This article is authored by Dushyant Manocha, a Partner at Manocha and Ghosh Law Associates. This article attempts to analyse the practice of Supreme Court of India with respect to ascertaining the juridical seat in international arbitrations, especially in cases where the arbitration agreement points to multiple locations.
Abstract
Over the course of the last couple of decades, the Indian Supreme Court has tackled the issue of jurisdiction of Indian courts in arbitrations with foreign elements from different perspectives and with varying degrees of success. Over time and with some setbacks on the way, the Indian Supreme Court course corrected in BALCO and aligned our jurisprudence with internationally accepted principles by making the juridical seat the focal point for answering the jurisdiction question.
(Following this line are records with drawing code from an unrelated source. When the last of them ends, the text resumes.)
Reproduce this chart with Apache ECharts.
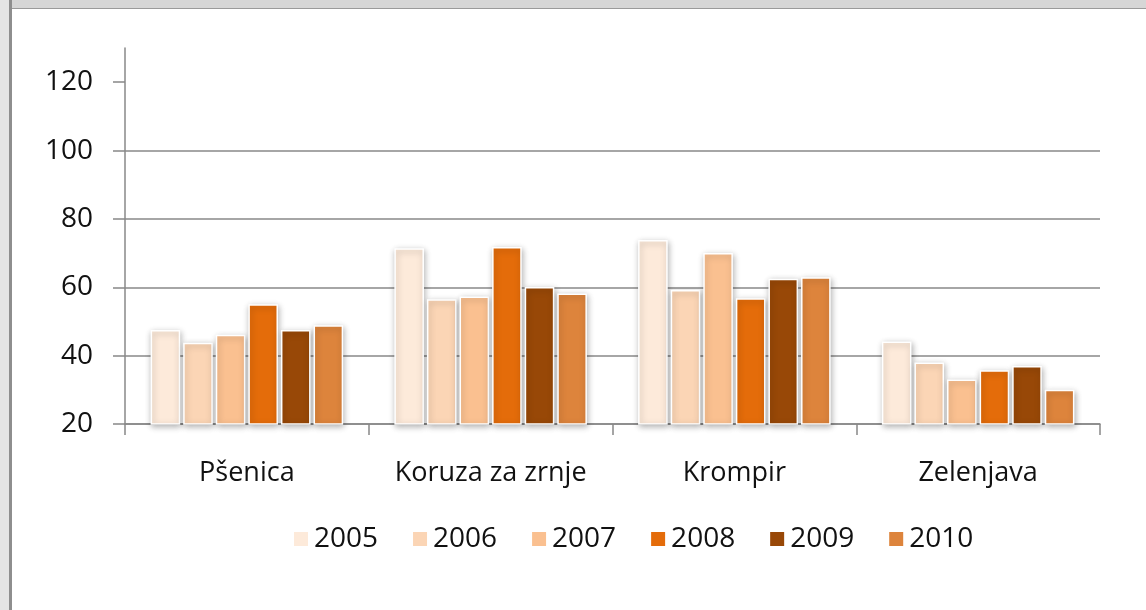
<!DOCTYPE html>
<html lang="sl">
<head>
    <meta charset="UTF-8">
    <title>ECharts</title>
    <style>
        html, body { margin: 0; padding: 0; background: #fff; }
        #main { position: absolute; left: 0; top: 0; width: 1146px; height: 610px; }
        .frameTop { position: absolute; left: 0; top: 0; width: 1146px; height: 8px; background: #d6d6d6; border-bottom: 1px solid #9a9a9a; }
        .frameLeft { position: absolute; left: 0; top: 0; width: 9px; height: 610px; background: #e4e4e4; border-right: 3px solid #8e8e8e; }
    </style>
</head>
<body>
<div id="main"></div>
<div class="frameTop"></div>
<div class="frameLeft"></div>
<script src="https://cdn.jsdelivr.net/npm/echarts@6/dist/echarts.min.js"></script>
<script>
    var categories = ['Pšenica', 'Koruza za zrnje', 'Krompir', 'Zelenjava'];
    var years = ['2005', '2006', '2007', '2008', '2009', '2010'];
    var colors = ['#FDEADA', '#FBD5B5', '#FAC090', '#E46C0A', '#984807', '#DD843C'];

    var v2005 = [47.5, 71.4, 73.8, 44.1];
    var v2006 = [43.8, 56.5, 59.2, 38.0];
    var v2007 = [46.1, 57.3, 70.0, 33.0];
    var v2008 = [55.0, 71.8, 56.8, 35.7];
    var v2009 = [47.5, 60.1, 62.5, 37.0];
    var v2010 = [48.9, 58.2, 62.9, 30.0];
    var values = [v2005, v2006, v2007, v2008, v2009, v2010];

    var yTicks = [20, 40, 60, 80, 100, 120];

    var myChart = echarts.init(document.getElementById('main'));

    var series = [];
    for (var i = 0; i < years.length; i++) {
        series.push({
            name: years[i],
            type: 'bar',
            data: values[i],
            barGap: '10%',
            barCategoryGap: '21%',
            itemStyle: {
                color: colors[i],
                borderColor: '#ffffff',
                borderWidth: 1.5,
                shadowBlur: 6,
                shadowColor: 'rgba(0,0,0,0.3)',
                shadowOffsetX: 1,
                shadowOffsetY: 2
            }
        });
    }

    var option = {
        backgroundColor: '#ffffff',
        animation: false,
        color: colors,
        textStyle: { fontFamily: 'Open Sans' },
        legend: {
            data: years,
            bottom: 52,
            left: 287,
            itemWidth: 16,
            itemHeight: 16,
            itemGap: 33,
            icon: 'rect',
            textStyle: { fontSize: 28, color: '#111', fontFamily: 'Open Sans' }
        },
        grid: {
            left: 125,
            right: 46,
            top: 48,
            bottom: 186
        },
        xAxis: {
            type: 'category',
            data: categories,
            axisLine: { lineStyle: { color: '#888', width: 1.5 } },
            axisTick: { show: true, interval: 0, length: 11, alignWithLabel: false, lineStyle: { color: '#888', width: 1.5 } },
            axisLabel: { interval: 0, fontSize: 27, color: '#111', margin: 36 }
        },
        yAxis: {
            type: 'value',
            min: 20,
            max: 130,
            interval: 20,
            axisLine: { show: true, lineStyle: { color: '#888', width: 1.5 } },
            axisTick: { show: true, length: 12, customValues: yTicks, lineStyle: { color: '#888', width: 1.5 } },
            axisLabel: { fontSize: 28, color: '#111', margin: 32, customValues: yTicks },
            splitLine: { show: true, showMaxLine: false, lineStyle: { color: '#888', width: 1.5 } }
        },
        series: series
    };

    myChart.setOption(option);
</script>
</body>
</html>
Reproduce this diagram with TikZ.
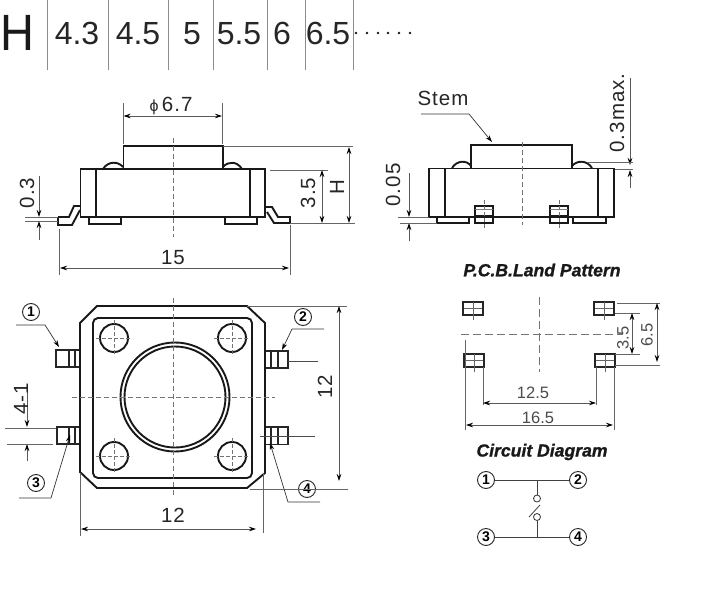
\documentclass[tikz,border=0pt]{standalone}
\usepackage{fontspec}
\setmainfont{Liberation Sans}
\usetikzlibrary{arrows.meta}
\tikzset{
  ol/.style={draw=black!90,line width=1.9pt,line join=miter},
  thin ol/.style={draw=black!85,line width=1.3pt},
  cl/.style={draw=black!55,line width=.7pt,dash pattern=on 5pt off 3pt},
  ext/.style={draw=black!60,line width=.7pt},
  lead/.style={draw=black!70,line width=.7pt},
  arr/.style={draw=black!65,line width=.7pt,-{Stealth[length=7pt,width=4.5pt,black]}},
  darr/.style={draw=black!65,line width=.7pt,{Stealth[length=7pt,width=4.5pt,black]}-{Stealth[length=7pt,width=4.5pt,black]}},
  hdr/.style={inner sep=0pt,text=black!85,font=\fontsize{32}{32}\selectfont},
  hline/.style={draw=black!45,line width=.8pt},
  dimt/.style={inner sep=0pt,text=black!85,font=\fontsize{20.5}{20.5}\selectfont\addfontfeature{LetterSpace=5}},
  dimg/.style={inner sep=0pt,text=black!70,font=\fontsize{16.5}{17}\selectfont},
  num/.style={circle,draw=black!85,line width=.9pt,minimum size=17pt,inner sep=0pt,font=\fontsize{14}{14}\selectfont\bfseries},
  ttl/.style={inner sep=0pt,text=black!90,font=\fontsize{17.6}{18}\selectfont\bfseries\itshape\addfontfeature{FakeBold=1}},
  term/.style={circle,draw=black!80,line width=.8pt,minimum size=7pt,inner sep=0pt},
  wire/.style={draw=black!75,line width=.8pt}
}
\begin{document}
\begin{tikzpicture}[x=1pt,y=-1pt]
\useasboundingbox (0,0) rectangle (714,591);
\fill[white] (0,0) rectangle (714,591);
% ---------- header
\node[inner sep=0pt,text=black!90,font=\fontsize{51}{51}\selectfont,anchor=base,xscale=.92] (hH) at (17,51) {H};
\foreach \x/\n/\t in {77/a/4.3,138/b/4.5,192/c/5,239/d/5.5,282/e/6,328/f/6.5}
  \node[hdr,anchor=base] (h\n) at (\x,44.5) {\t};
\foreach \x in {47,108,168,213,267,305,353}
  \draw[hline] (\x,0) -- (\x,70);
\foreach \x in {356,367,378,388,399,410}
  \fill[black!90] (\x,33) circle (1.3pt);
% ---------- side view left
\draw[ol] (58,217) -- (69,217) -- (74,206) -- (80,206);
\draw[ol] (58,217) -- (58,225) -- (72,225) -- (80,210);
\draw[ol] (265,207) -- (272,207) -- (278,217) -- (290,217) -- (290,223) -- (274,223) -- (267,212);
\draw[ol] (103,169) .. controls (108,161) and (118,161) .. (123,167);
\draw[ol] (223,167) .. controls (228,161) and (237,161) .. (242,169);
\draw[ol] (123.5,169) -- (123.5,146) -- (223,146) -- (223,169);
\draw[ol] (80.5,169) rectangle (265,217);
\draw[ol] (96,169) -- (96,217) (250,169) -- (250,217);
\draw[ol] (89,217) rectangle (121,224);
\draw[ol] (225,217) rectangle (257,224);
\draw[cl] (173,138) -- (173,237);
% dims
\draw[ext] (123.5,103) -- (123.5,144) (222,103) -- (222,144);
\draw[darr] (123.5,116) -- (222,116);
\node[dimt,anchor=center] (tphi) at (171,106) {{\fontsize{16}{16}\selectfont ϕ}\,6.7};
\draw[ext] (223,146) -- (353,146) (290,223) -- (355,223) (270,170) -- (328,170);
\draw[darr] (349,147) -- (349,223);
\draw[darr] (322,170) -- (322,223);
\node[dimt,rotate=90] (tH) at (337,187) {H};
\node[dimt,rotate=90] (t35a) at (308,193) {3.5};
\draw[arr] (39,176) -- (39,217);
\draw[arr] (39,240) -- (39,221);
\draw[ext] (25,217) -- (58,217) (25,221) -- (58,221);
\node[dimt,rotate=90] (t03) at (27,193) {0.3};
\draw[ext] (59,229) -- (59,275) (290,225) -- (290,275);
\draw[darr] (60,268) -- (289,268);
\node[dimt] (t15) at (173,258) {15};
% ---------- side view right
\draw[ol] (452,168) .. controls (457,160) and (467,160) .. (471,166);
\draw[ol] (572,166) .. controls (577,160) and (587,160) .. (592,168);
\draw[ol] (471,169) -- (471,145) -- (572,145) -- (572,169);
\draw[ol] (429,168.5) rectangle (614,217);
\draw[ol] (445,169) -- (445,217) (598,169) -- (598,217);
\draw[ol] (437,217) rectangle (469,223);
\draw[ol] (573,217) rectangle (606,223);
\draw[ol] (475,206) rectangle (493,223);
\draw[ol] (550,206) rectangle (568,223);
\draw[draw=black!50,line width=1.6pt] (475,209.5) -- (493,209.5) (550,209.5) -- (568,209.5);
\draw[ol] (475,216) -- (493,216) (550,216) -- (568,216);
\draw[cl,dash pattern=on 4pt off 2pt] (484,200) -- (484,230) (559,200) -- (559,230);
\draw[cl] (522,142) -- (522,225);
\node[dimt] (tstem) at (443,98) {Stem};
\draw[arr,draw=black!80] (421,114) -- (469,114) -- (492,142);
\draw[arr] (630,78) -- (630,165);
\draw[arr] (630,188) -- (630,170);
\draw[ext] (587,162) -- (633,162) (615,169) -- (633,169);
\node[dimt,rotate=90] (tmax) at (617,113) {0.3max.};
\draw[arr] (409,173) -- (409,217);
\draw[arr] (409,241) -- (409,223);
\draw[ext] (398,217) -- (429,217) (400,223) -- (437,223);
\node[dimt,rotate=90] (t005) at (393,185) {0.05};
% ---------- top view
\draw[thin ol] (56,350) rectangle (81,367);
\draw[thin ol] (69,350) -- (69,367) (75,350) -- (75,367);
\draw[thin ol] (57,427) rectangle (81,444);
\draw[thin ol] (69,427) -- (69,444) (75,427) -- (75,444);
\draw[thin ol] (264,351) rectangle (288,368);
\draw[thin ol] (271,351) -- (271,368) (278,351) -- (278,368);
\draw[thin ol] (265,427) rectangle (288,444.5);
\draw[thin ol] (271,427) -- (271,444.5) (278,427) -- (278,444.5);
\draw[ol,fill=white] (97,306) -- (247,306) -- (265,323) -- (265,473) -- (247,488) -- (97,488) -- (80,472) -- (80,323) -- cycle;
\draw[ol,rounded corners=5pt] (93,318) rectangle (252,478);
\draw[ol] (175,397) circle (54.5pt);
\draw[ol] (175,397) circle (50.5pt);
\foreach \x/\y in {114/338,232/338,114/456,232/456}{
  \draw[ol] (\x,\y) circle (14pt);
  \draw[cl,dash pattern=on 4pt off 2pt] (\x-18,\y) -- (\x+18,\y) (\x,\y-18) -- (\x,\y+18);
}
\draw[cl] (173,298) -- (173,497) (72,397) -- (275,397);
% labels
\node[num] (p1) at (31,312) {1};
\node[num] (p2) at (303,317) {2};
\node[num] (p3) at (36,483) {3};
\node[num] (p4) at (307,489) {4};
\draw[arr,draw=black!80] (16,325) -- (45,325) -- (59,347);
\draw[arr,draw=black!80] (324,329) -- (292,329) -- (282,350);
\draw[lead] (288,361) -- (318,361);
\draw[arr,draw=black!80] (19,498) -- (51,498) -- (70,435);
\draw[arr,draw=black!80] (320,502) -- (288,502) -- (270,443);
\draw[lead] (260,436) -- (315,436);
% dims
\draw[arr] (27,385) -- (27,427);
\draw[arr] (27,461) -- (27,444);
\draw[ext] (5,428) -- (56,428) (7,444) -- (53,444);
\node[dimt,rotate=90] (t41) at (21,399) {4-1};
\draw[ext] (247,306) -- (347,306) (250,489) -- (348,489);
\draw[darr] (339,306) -- (339,481);
\node[dimt,rotate=90] (t12r) at (325,387) {12};
\draw[ext] (80,473) -- (80,536) (263,473) -- (263,533);
\draw[darr] (81,529) -- (256,529);
\node[dimt] (t12b) at (173,515) {12};
% ---------- land pattern
\node[ttl] (tland) at (542,270) {P.C.B.Land Pattern};
\draw[ol,draw=black!85] (463,302) rectangle (483,315);
\draw[ol,draw=black!85] (594,302) rectangle (614,315);
\draw[ol,draw=black!85] (464,354) rectangle (484,367);
\draw[ol,draw=black!85] (595,354) rectangle (615,367);
\foreach \x/\y in {473/308,604/308,474/360,605/360}
  \draw[black!60,line width=.7pt] (\x-9,\y) -- (\x+9,\y) (\x,\y-6) -- (\x,\y+12);
\draw[cl,line width=.8pt,dash pattern=on 8pt off 4pt] (539,297) -- (539,372) (461,334) -- (623,334);
\draw[ext] (617,303) -- (660,303) (615,365) -- (660,365) (615,313) -- (640,313) (615,354) -- (640,354);
\draw[darr] (657,303) -- (657,362);
\draw[darr] (632,313) -- (632,354);
\node[dimg,rotate=90] (t65) at (647,335) {6.5};
\node[dimg,rotate=90] (t35b) at (623,338) {3.5};
\draw[ext] (483,367) -- (483,405) (596,367) -- (596,405) (465,340) -- (465,430) (614,367) -- (614,430);
\draw[darr] (483,403) -- (596,403);
\draw[darr] (466,425) -- (613,425);
\node[dimg] (t125) at (533,393) {12.5};
\node[dimg] (t165) at (538,418) {16.5};
% ---------- circuit
\node[ttl] (tcirc) at (542,452) {Circuit Diagram};
\node[num] (c1) at (486,480) {1};
\node[num] (c2) at (578,480) {2};
\node[num] (c3) at (486,537) {3};
\node[num] (c4) at (578,537) {4};
\node[term] (ta) at (537,498.5) {};
\node[term] (tb) at (537,517) {};
\draw[wire] (c1) -- (c2);
\draw[wire] (c3) -- (c4);
\draw[wire] (537,480) -- (ta);
\draw[wire] (tb) -- (537,537);
\draw[wire] (529,517) -- (540,505);
\end{tikzpicture}
\end{document}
However, while BALCO may have ushered in a new era, Indian courts are still struggling to develop a framework within which the juridical seat can be ascertained. This is especially true for pluri-directional cases where the arbitration agreement points to multiple locations.
This article explains how two of the most important judgments, Hardy Exploration and BGS SGS Soma, which have tried to lay down tests for ascertaining the juridical seat, have failed, in part, because of their predisposition to lay down bright line tests. This article argues that given the idiosyncrasies of arbitration clauses, it is not possible to lay down objective tests to determine the juridical seat. It further argues that the only manner in which the law can meaningfully develop on this point is if there is recognition of the fact that arbitration agreements need to be seen in the same light as any other commercial contract and must be interpreted keeping in mind commercial common sense. Finally, it offers some signposts which may be relevant for interpreting such difficult arbitration agreements.